Telling the tale of a distressed and inequitable society, a selection of newspaper snippets from the second half of June 1861:
The other day a gentleman was casually walking down the principal street of Tullamore, when he was pounced upon by four stout female mendicants, who demanded money of him; when he refused to comply, they caught him, dragged him into a gateway, and kept him there for some time, trying to extort money from him, until a policeman happening to pass by, he called him to his aid and gave up the amazonians in charge of him. They were brought before the Town Magistrate, who fined them 4s each, which sum they immediately paid.
A woman who gave her name as Hogan, appeared before the (Tullamore) board with a child in her arms, which she stated she wanted to get admitted to the house. The child, which was illegitimate, belonged to her daughter who ran away the other day, leaving the child with her. It appearing that the mother of the child, as well as the child itself, were formerly paupers in the house, and that Mrs Hogan came before the board some time ago and agreed then to support both outside, if they received clothes from the guardians to enable them to leave the house, the Board now refused to admit the child.
A man named Darvison was charged by the Borrisokane Board of Guardians with deserting his wife and son, thereby leaving them chargeable on the ratepayers, as they were compelled to seek shelter in the Workhouse. It appearing, however, that Darvison was not married to her, though they were living together as man and wife in the town for years, the charge against him was dismissed.
Peter Birmingham, a boy about 15 years of age, pleased guilty to stealing two asses at Thurles in April last. The boy said he had been told by a neighbour to take them, and that he didn't know it was any harm at the time. He got 3 months' imprisonment and hard labour.

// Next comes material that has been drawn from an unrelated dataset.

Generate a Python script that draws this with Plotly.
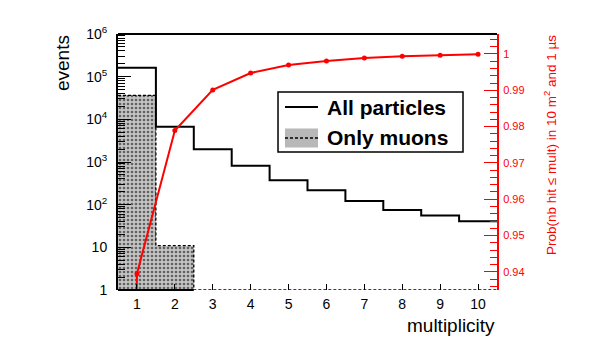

Hannah Ford, for having a standing in the street in Toomevara on Sunday, was fined 1shilling and costs.
Nugent, Esq, Portumna and HC Cowper, Esq, North Wales, have arrived at the Royal Hotel, Killaloe, for trout and salmon fishing on the Shannon and Lough Derg.
Lost, between Drumcondra Bridge and the Broadstone Station, an ENVELOPE, containing two five pound notes and some papers. A reward of £1 will be given to any person bringing same to Miss Carpenter, 8 Lower Dorset Street, Drumcondra Road.
Deed lost by a Gentleman on Thursday the 27th inst, between Sackville Street and Upper Dorset Street. An ENVELOPE containing a Parchment Deed. Any person bringing same to Mr Archibald Robinson, 13 Lower Fitzwilliam Street, will receive a reward of five shillings.
There is a greater influx of tourists into Killaloe this season than we remember for a long time. Scarely a steamer arrives from Athlone that does not bring large parties, almost all of whom spend a week or fortnight there, enjoying the fishing, boating and driving, and above all the delightful scenery for which the place is celebrated.